The local bishop had caved in to Diocletian’s anti-Christian edicts, but some Christians went ahead and worshiped on Sunday with their priest Saturninus. They were arrested, tortured – including the children – and tried in Carthage. They were sentenced to death.
One of the martyrs, in whose house they were meeting – Emeritus, by name, when challenged about why they violated the Emperor’s edicts, responded “Sine dominico non possumus … We are not able [to live] without the ‘lordly thing'”, meaning without the Eucharist and Its celebration. In Latin we use adjectives a little differently than in English. In English we spin out, for example, Dies dominica, the ‘lord-ly day’ or the day having a characteristic pertaining to the Lord, as the Lord’s Day (Sunday). The Lord’s Prayer is called the Oratio dominica. Etc.

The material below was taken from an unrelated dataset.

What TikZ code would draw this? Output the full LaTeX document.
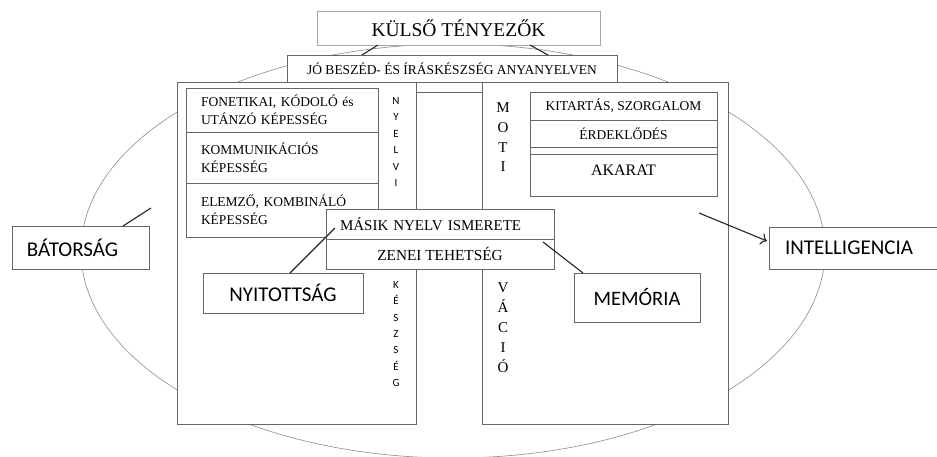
\documentclass[tikz,border=0pt]{standalone}
\usepackage{fontspec}
\setmainfont{Liberation Serif}
\newfontfamily\carl{Carlito}
\usetikzlibrary{calc,arrows.meta}
\begin{document}
\begin{tikzpicture}[x=1pt,y=-1pt,
  box/.style={draw=black!60, fill=white, line width=0.8pt, inner sep=0pt, outer sep=0pt, anchor=center},
  lbox/.style={box, align=left, text width=162pt, inner xsep=15pt},
  conn/.style={draw=black!85, line width=1.1pt},
  vtext/.style={align=center, inner sep=0pt},
  fs/.style={font=\fontsize{#1}{#1}\selectfont},
]
\useasboundingbox (0,0) rectangle (937,456);
\fill[white] (0,0) rectangle (937,456);
% ellipse
\draw[black!45, line width=0.6pt] (453,251) ellipse [x radius=372, y radius=207];
% big boxes
\node[box, minimum width=239pt, minimum height=342pt] (lbig) at (296.5,253) {};
\node[box, minimum width=246pt, minimum height=342pt] (rbig) at (605,253) {};
\draw[black!60, line width=0.8pt] (lbig.east |- 0,92) -- (rbig.west |- 0,92);
% top
\node[box, draw=black!35, minimum width=283pt, minimum height=34pt, fs=19.5] (kulso) at (458.5,28) {KÜLSŐ TÉNYEZŐK};
\node[box, minimum width=330pt, minimum height=27pt, fs=13.5] (jo) at (452,68.5) {JÓ BESZÉD- ÉS ÍRÁSKÉSZSÉG ANYANYELVEN};
\draw[conn] (378,0 |- kulso.south) -- (362,0 |- jo.north);
\draw[conn] (530,0 |- kulso.south) -- (548,0 |- jo.north);
% left inner
\node[lbox, minimum height=44pt, font=\fontsize{13.5}{18}\selectfont] (fon) at (282,110) {FONETIKAI, KÓDOLÓ és\\UTÁNZÓ KÉPESSÉG};
\node[lbox, minimum height=51pt, font=\fontsize{13.5}{18}\selectfont] (kom) at (282,157.5) {KOMMUNIKÁCIÓS\\KÉPESSÉG};
\node[lbox, minimum height=54pt, font=\fontsize{13.5}{18}\selectfont] (elem) at (282,210) {ELEMZŐ, KOMBINÁLÓ\\KÉPESSÉG};
\node[vtext, font=\carl\fontsize{11}{16.4}\selectfont] (nyelvi) at (396,142) {N\\Y\\E\\L\\V\\I};
\node[vtext, font=\carl\fontsize{11}{16.3}\selectfont] (keszseg) at (396,334) {K\\É\\S\\Z\\S\\É\\G};
% right inner
\node[box, minimum width=187pt, minimum height=28pt, fs=13.5] (kit) at (623.5,106) {KITARTÁS, SZORGALOM};
\node[box, minimum width=187pt, minimum height=27pt, fs=13.5] (erd) at (623.5,133.5) {ÉRDEKLŐDÉS};
\node[box, minimum width=187pt, minimum height=7pt] (strip) at (623.5,150.5) {};
\node[box, minimum width=187pt, minimum height=42pt] (akar) at (623.5,175) {};
\node[fs=16, inner sep=0pt] (akartxt) at (623.5,170) {AKARAT};
\node[vtext, font=\fontsize{15}{19.7}\selectfont] (moti) at (503,137.5) {M\\O\\T\\I};
\node[vtext, font=\fontsize{15}{20}\selectfont] (vacio) at (503,327.5) {V\\Á\\C\\I\\Ó};
% middle
\node[box, minimum width=228pt, minimum height=30pt, fs=15, align=left, text width=200pt, inner xsep=14pt] (masik) at (440,224) {MÁSIK NYELV ISMERETE};
\node[box, minimum width=228pt, minimum height=30pt, fs=15.3] (zenei) at (440,254) {ZENEI TEHETSÉG};
% side boxes
\node[box, minimum width=160pt, minimum height=40pt, font=\carl\fontsize{21}{21}\selectfont] (nyit) at (283,293) {NYITOTTSÁG};
\node[box, minimum width=126pt, minimum height=49pt, font=\carl\fontsize{20.5}{20.5}\selectfont] (memo) at (637,297.5) {MEMÓRIA};
\node[box, minimum width=137pt, minimum height=43pt, font=\carl\fontsize{21}{21}\selectfont, text width=117pt, align=left, inner xsep=10pt] (bator) at (80.5,247.5) {\hspace*{5pt}BÁTORSÁG};
\node[box, minimum width=170pt, minimum height=42pt, font=\carl\fontsize{21}{21}\selectfont, text width=150pt, align=left, inner xsep=10pt] (intel) at (854,248) {\hspace*{6pt}INTELLIGENCIA};
% connectors
\coordinate (bfree) at (151,208);
\draw[conn] (123,0 |- bator.north) -- (bfree);
\draw[conn] ($(masik.west)+(9,4)$) -- (290,0 |- nyit.north);
\draw[conn] ($(zenei.east)+(-11,-12)$) -- (583,0 |- memo.north);
\coordinate (ifree) at (699,213);
\draw[conn, -{To[length=6pt,width=12pt]}] (ifree) -- (767,241);
\end{tikzpicture}
\end{document}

That was then, with Diocletian.
This is now, with the Religion of Peace.
Iran gives Christians 80 lashes for communion wine as UN blasts human rights record
Four Iranian Christians were reportedly sentenced to 80 lashes for drinking wine for communion, a shocking punishment meted out even as a new United Nations report blasted the Islamic republic for its systematic persecution of non-Muslims.
The four men were sentenced Oct. 6 after being arrested in a house church last December and charged with consuming alcohol in violation of the theocracy’s strict laws, according to Christian Solidarity Worldwide. They were among several Christians punished for their faith in a nation where converting from Islam to Christianity can bring the death penalty. According to a new October UN report by Ahmed Shaheed, UN special rapporteur on human rights in Iran, such persecution is common, despite new President Hasan Rouhani’s pledge to be a moderate.
The four Christian Iranians sentenced to 80 lashes for violating Iran’s anti-alcohol law have ten days to appeal their verdict.
“The sentences handed down to these members of the Church of Iran effectively criminalize the Christian sacrament of sharing in the Lord’s Supper and constitute an unacceptable infringement on the right to practice faith freely and peaceably,” Mervyn Thomas, chief executive of Christian Solidarity Worldwide, said.
Sts. Nunilo and Alodia, pray for us.